In giving a speech, there are three stages: first, tell the audience what you’re going to tell them; then tell them; and thirdly, then tell them what you’ve told them which makes me wonder about the crowd you’re talking to if they have to hear it three times before they get it.
Movies and plays have three acts and story structure has three parts: first create tension, then develop it, finally, release it which makes me think sex must have three parts as well.
The best movies are now in 3D and we actually live in 3D and not in 2D or 4D. Even the movie going process has three stages: first, fork over $49.50 for two movie tickets, a larger popcorn, two large sodas, Junior Mints, and Gummy Bears; second, sit in a food stained seat with the good thing being the lights are actually off when you enter so you don’t see what you’re sitting on; third, fall asleep during the first forty-five minutes of the previews and not wake until the movie’s closing credits.
You rub a lamp and you get three wishes. All truth goes through three stages: first is rejected, then it is violently opposed, and finally it is accepted as self evident. The three little pigs had three little houses and, in the non-Disney version, there were three meals with the pigs being only two of them.
There are the big three auto makers in Detroit and the big three golfer’s from the 1960s. There are three evils along with three Hanson brothers and three Dixie chicks which adds up to three groups I can do without. Three boys and three girls, along with three adults make up Brady bunch.
The Three musketeers Athos, Porthos, and Shemp were waiting for their soup to cool and went for a walk. They lived deep in the woods, had moustaches and beards, and wore disguises because they were quite hairy. When they arrived home, they found that the three wise men had dropped by and eaten the soup; they would have drunken it but it was a creamy and chunky soup that required a knife and fork. On the table the wise guys left frankincense, gold, and candy bars that consisted of chocolate cover nougat. The gold was apparently left in payment for the meal and an overnight stay. The three wise men hadn’t had the forethought to bring a map on the road to Jerusalem which makes me wonder why they aren’t remembered as The Three Sort of Smart Guys Who Forget Things and Won’t Stop at a Gas Station. The musketeers brought the gold to the mall and exchanged it for instant cash; the frankincense was used in the bedroom to cover up the smell of marijuana from the wise men. And that also answers the question as to why The Three Semi-Smart dudes carried so many semi-sweet chocolate bars.
Babies come in threes and people die in threes. Aladdin was granted three wishes; there are three lights on a traffic light and three figures in the holy trinity.
There were three men and a baby. Rub-a-dub-dub, three men in a tub, which is more than just a creepy image. Alvin, Simon, and Theodore were the three chipmunks and the three nephews of Donald Duck were Huey, Dewey, and Jenna Jameson.

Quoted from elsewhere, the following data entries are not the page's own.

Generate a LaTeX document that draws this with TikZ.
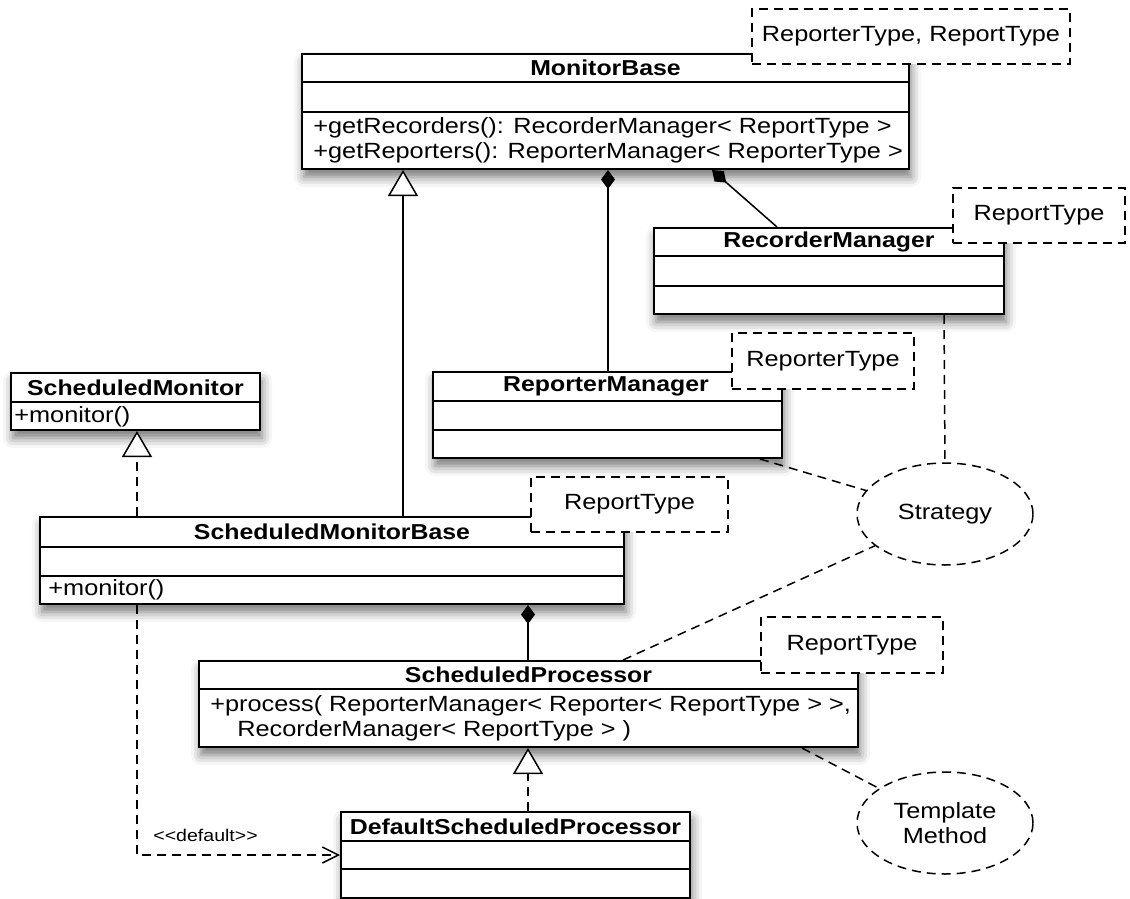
\documentclass[tikz,border=0pt]{standalone}
\usepackage{fontspec}
\setmainfont[FakeStretch=1.15]{Liberation Sans}
\usetikzlibrary{arrows.meta,shapes.geometric,shadows.blur}
\begin{document}
\begin{tikzpicture}[x=0.5pt,y=-0.5pt,
  font=\fontsize{11}{12.5}\selectfont,
  cls/.style={draw, line width=1pt, fill=white, inner sep=0pt,
    blur shadow={shadow xshift=1pt, shadow yshift=-4pt, shadow blur radius=5pt, shadow opacity=55}},
  sepline/.style={line width=1pt},
  ttl/.style={font=\fontsize{10.8}{12.5}\selectfont\bfseries, inner sep=0pt},
  txt/.style={inner sep=0pt, anchor=west},
  tmpl/.style={draw, dash pattern=on 4.5pt off 3pt, fill=white, line width=0.75pt, inner sep=0pt},
  conn/.style={line width=0.75pt},
  dconn/.style={line width=0.75pt, dash pattern=on 4.5pt off 3pt},
  comp/.style={conn, -{Diamond[length=9.5pt,width=7pt,fill=black]}},
  gen/.style={-{Triangle[length=13pt,width=15pt,fill=white]}},
  coll/.style={draw, ellipse, dash pattern=on 4.5pt off 3pt, line width=0.75pt, inner sep=0pt,
    minimum width=88pt, minimum height=51pt, align=center}
]
\useasboundingbox (0,0) rectangle (1130,899);

% ---------- class boxes ----------
\node[cls, minimum width=303.5pt, minimum height=57.5pt] (mb) at (605.5,111.5) {};
\draw[sepline] (mb.west |- 0,82) -- (mb.east |- 0,82);
\draw[sepline] (mb.west |- 0,112) -- (mb.east |- 0,112);
\node[ttl] (mbt) at (605.5,68) {MonitorBase};
\node[txt, align=left] (mbo) at (313,140.5) {+getRecorders(): RecorderManager< ReportType >\\+getReporters(): ReporterManager< ReporterType >};

\node[cls, minimum width=175pt, minimum height=43pt] (rcm) at (829,271) {};
\draw[sepline] (rcm.west |- 0,256) -- (rcm.east |- 0,256);
\draw[sepline] (rcm.west |- 0,286) -- (rcm.east |- 0,286);
\node[ttl] (rcmt) at (829,242) {RecorderManager};

\node[cls, minimum width=174.5pt, minimum height=43pt] (rpm) at (607.5,415) {};
\draw[sepline] (rpm.west |- 0,401) -- (rpm.east |- 0,401);
\draw[sepline] (rpm.west |- 0,430) -- (rpm.east |- 0,430);
\node[ttl] (rpmt) at (606,386.5) {ReporterManager};

\node[cls, minimum width=124.5pt, minimum height=28.5pt] (sm) at (135.5,401.5) {};
\draw[sepline] (sm.west |- 0,402) -- (sm.east |- 0,402);
\node[ttl] (smt) at (135.5,387.5) {ScheduledMonitor};
\node[txt] (smo) at (14,416.5) {+monitor()};

\node[cls, minimum width=292pt, minimum height=43.5pt] (smb) at (332,560.5) {};
\draw[sepline] (smb.west |- 0,547) -- (smb.east |- 0,547);
\draw[sepline] (smb.west |- 0,576) -- (smb.east |- 0,576);
\node[ttl] (smbt) at (332,532) {ScheduledMonitorBase};
\node[txt] (smbo) at (48,590) {+monitor()};

\node[cls, minimum width=329.5pt, minimum height=43pt] (sp) at (528.5,704) {};
\draw[sepline] (sp.west |- 0,689) -- (sp.east |- 0,689);
\node[ttl] (spt) at (528.5,675) {ScheduledProcessor};
\node[txt] (spo1) at (210,705.5) {+process( ReporterManager< Reporter< ReportType > >,};
\node[txt] (spo2) at (237,730.5) {RecorderManager< ReportType > )};

\node[cls, minimum width=174.5pt, minimum height=43pt] (dsp) at (515.5,855) {};
\draw[sepline] (dsp.west |- 0,841) -- (dsp.east |- 0,841);
\draw[sepline] (dsp.west |- 0,869) -- (dsp.east |- 0,869);
\node[ttl] (dspt) at (515.5,826.5) {DefaultScheduledProcessor};

% ---------- template parameters ----------
\node[tmpl, minimum width=159pt, minimum height=27.5pt] (t1) at (911,36.5) {ReporterType, ReportType};
\node[tmpl, minimum width=86pt, minimum height=27.5pt] (t2) at (1039,215.5) {ReportType};
\node[tmpl, minimum width=91pt, minimum height=28pt] (t3) at (823,361) {ReporterType};
\node[tmpl, minimum width=98.5pt, minimum height=27.5pt] (t4) at (629.5,504.5) {ReportType};
\node[tmpl, minimum width=91pt, minimum height=28pt] (t5) at (852,645) {ReportType};

% ---------- collaborations ----------
\node[coll] (strat) at (945,514) {Strategy};
\node[coll] (tm) at (945,823) {Template\\Method};

% ---------- connectors ----------
\draw[conn, gen] (smb.north -| 403,0) -- (mb.south -| 403,0);
\draw[comp] (rpm.north -| 608,0) -- (mb.south -| 608,0);
\draw[comp] (rcm.north -| 777,0) -- (mb.south -| 712,0);
\draw[dconn, gen] (smb.north -| 137,0) -- (sm.south -| 137,0);
\draw[comp] (sp.north -| 528,0) -- (smb.south -| 528,0);
\draw[dconn, gen] (dsp.north -| 528,0) -- (sp.south -| 528,0);
\draw[dconn, -{Straight Barb[length=8pt,width=8pt]}] (smb.south -| 137,0) |- (dsp.west);
\node[font=\fontsize{8.5}{10}\selectfont, inner sep=0pt, anchor=west] (deflbl) at (153,835) {<\kern0pt<default>\kern0pt>};

\draw[dconn] (rcm.south -| 944,0) -- (strat.north);
\draw[dconn] (rpm.south -| 760,0) -- (strat);
\draw[dconn] (sp.north -| 623,0) -- (strat);
\draw[dconn] (sp.south -| 802,0) -- (tm);
\end{tikzpicture}
\end{document}
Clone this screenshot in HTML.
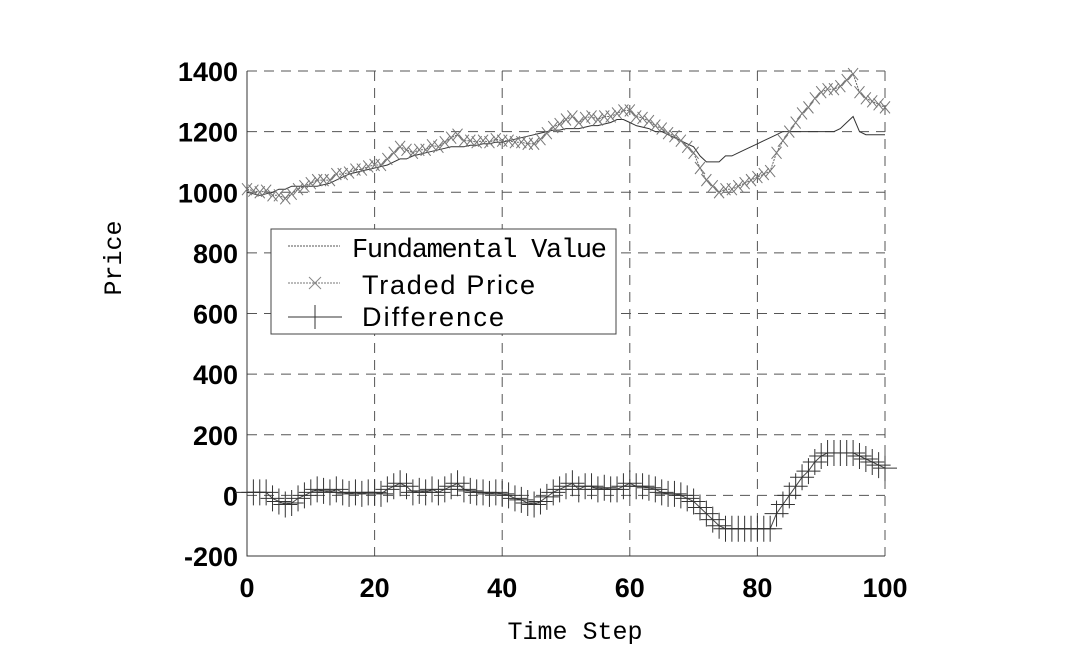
<!DOCTYPE html>
<html><head><meta charset="utf-8"><style>
body{margin:0;background:#fff;}
svg{display:block;font-family:"Liberation Sans","Noto Sans CJK JP",sans-serif;}
</style></head><body>
<svg id="chart" width="1079" height="667" viewBox="0 0 1079 667">
<g id="grid"></g>
<g id="axes"></g>
<g id="series"></g>
<text x="575" y="639" text-anchor="middle" font-size="25" font-family="Liberation Mono, monospace">Time Step</text>
<text transform="translate(121,258) rotate(-90)" text-anchor="middle" font-size="25" font-family="Liberation Mono, monospace">Price</text>
<g>
<rect x="271" y="229" width="345" height="105" fill="#fff" stroke="#444" stroke-width="1"/>
<line x1="288" y1="246" x2="340" y2="246" stroke="#555" stroke-dasharray="2,1"/>
<text x="352" y="257" font-size="27" font-family="Liberation Mono, monospace" textLength="255">Fundamental Value</text>
<line x1="288" y1="283" x2="340" y2="283" stroke="#777" stroke-dasharray="2,1"/>
<path d="M309 277 L321 289 M321 277 L309 289" stroke="#888"/>
<text x="362" y="294" font-size="27" textLength="173">Traded Price</text>
<line x1="288" y1="317" x2="342" y2="317" stroke="#333"/>
<line x1="315" y1="305" x2="315" y2="329" stroke="#333"/>
<text x="362" y="326" font-size="27" textLength="142">Difference</text>
</g>
</svg>
<script>
const xTicks=[0,20,40,60,80,100];
const yTicks=[-200,0,200,400,600,800,1000,1200,1400];
const fundamental=[1000,995,990,995,1000,1010,1010,1020,1020,1020,
1020,1020,1025,1030,1040,1050,1060,1065,1070,1075,
1080,1085,1090,1100,1110,1110,1120,1125,1130,1135,
1140,1145,1150,1150,1150,1155,1155,1160,1160,1165,
1165,1170,1175,1180,1185,1190,1195,1200,1205,1205,
1210,1210,1210,1215,1220,1220,1225,1230,1240,1240,
1230,1220,1215,1210,1200,1200,1190,1180,1170,1160,
1150,1120,1100,1100,1100,1120,1120,1130,1140,1150,
1160,1170,1180,1190,1200,1200,1200,1200,1200,1200,
1200,1200,1200,1210,1230,1250,1200,1190,1190,1190,1190];
const difference=[10,10,10,10,-10,-20,-30,-25,-10,0,
10,20,15,10,20,10,5,10,5,10,
10,5,20,30,40,30,10,15,10,20,
10,20,30,40,20,15,10,10,5,10,
5,0,-10,-15,-25,-30,-20,-5,10,20,
30,40,20,30,30,20,25,20,20,30,
40,30,30,25,20,10,5,5,0,-10,
-20,-40,-60,-80,-100,-110,-110,-110,-110,-110,
-110,-110,-110,-60,-30,0,30,60,80,110,
130,140,140,140,140,140,130,120,110,100,90];
const traded=fundamental.map((f,i)=>f+difference[i]);
const NS="http://www.w3.org/2000/svg";
const X0=247,X1=885,Y0=556,Y1=71;
const sx=v=>X0+(v-0)/(100-0)*(X1-X0);
const sy=v=>Y0-(v+200)/(1600)*(Y0-Y1);
function mk(tag,attrs,parent){const e=document.createElementNS(NS,tag);for(const k in attrs)e.setAttribute(k,attrs[k]);parent.appendChild(e);return e;}
const grid=document.getElementById('grid'),axes=document.getElementById('axes'),ser=document.getElementById('series');
xTicks.forEach(t=>{
 if(t>0){const l=mk('line',{x1:sx(t),x2:sx(t),y1:Y1,y2:Y0,stroke:'#555','stroke-dasharray':'10,7'},grid);
 
 }
 const tx=mk('text',{x:sx(t),y:597,'text-anchor':'middle','font-size':'27','font-weight':'bold'},axes);
 
 
 tx.textContent=t;
});
yTicks.forEach(t=>{
 if(t>-200){const l=mk('line',{x1:X0,x2:X1,y1:sy(t),y2:sy(t),stroke:'#555','stroke-dasharray':'10,7'},grid);
 
 }
 const tx=mk('text',{x:238,y:sy(t)+10,'text-anchor':'end','font-size':'27','font-weight':'bold'},axes);
 
 
 tx.textContent=t;
});
const ax=mk('path',{d:`M${X0} ${Y1} L${X0} ${Y0} L${X1} ${Y0}`,stroke:'#333',fill:'none'},axes);


function line(arr,stroke,dash,name){
 const d=arr.map((v,i)=>(i?'L':'M')+sx(i).toFixed(1)+' '+sy(v).toFixed(1)).join(' ');
 const p=mk('path',{d,stroke,fill:'none','stroke-width':1,'stroke-dasharray':dash},ser);
 
 
}
line(fundamental,'#333','none','fundamental-value-line');
line(traded,'#666','2,1','traded-price-line');
const tm=mk('g',{stroke:'#777','stroke-width':1},ser);


traded.forEach((v,i)=>{const x=sx(i),y=sy(v);
 const p=mk('path',{d:`M${x-5} ${y-6} L${x+5} ${y+6} M${x+5} ${y-6} L${x-5} ${y+6}`},tm);
 
 });
line(difference,'#444','none','difference-line');
const dm=mk('g',{stroke:'#333','stroke-width':1},ser);


difference.forEach((v,i)=>{const x=sx(i),y=sy(v);
 const p=mk('path',{d:`M${x-12} ${y} L${x+12} ${y} M${x} ${y-13} L${x} ${y+13}`},dm);
 
 });
</script>
</body></html>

Three monkeys see no evil, hear no evil, speak no evil and loose-leaf paper is kept in a three ring binder. In Golf, one under par is a birdie, two under is a eagle, and three under is an albatross; a rare bird name for a rare golf score. I’m not sure why low golf scores are named after birds; the last time I played golf, my ball hit a swan, which seems like it should have gotten me a good score, but I was kicked off the course.
Three strikes and you’re out in baseball, which has three bases and three outs that end an inning. The most valuable shot in basketball is worth three points and the triple-double is one of the most coveted achievements. Track doesn’t have the double or quadruple jump, it’s a triple. Football’s longest field goal is three points, hockey has three periods and tennis has three sets and the balls come in a tube of three. Three goals is a hat-trick and three touchdowns is twenty-one points which is a two and a one side-by-side which, when added, equals three.
One of the most powerful sexual arrangements is a ménage a trois or a three-way and there is no such thing as a love square in a world where less should lose out over more.
I’d love to continue writing by I’ve ignored two my editor’s calls. I don’t want him to have to call me a third time.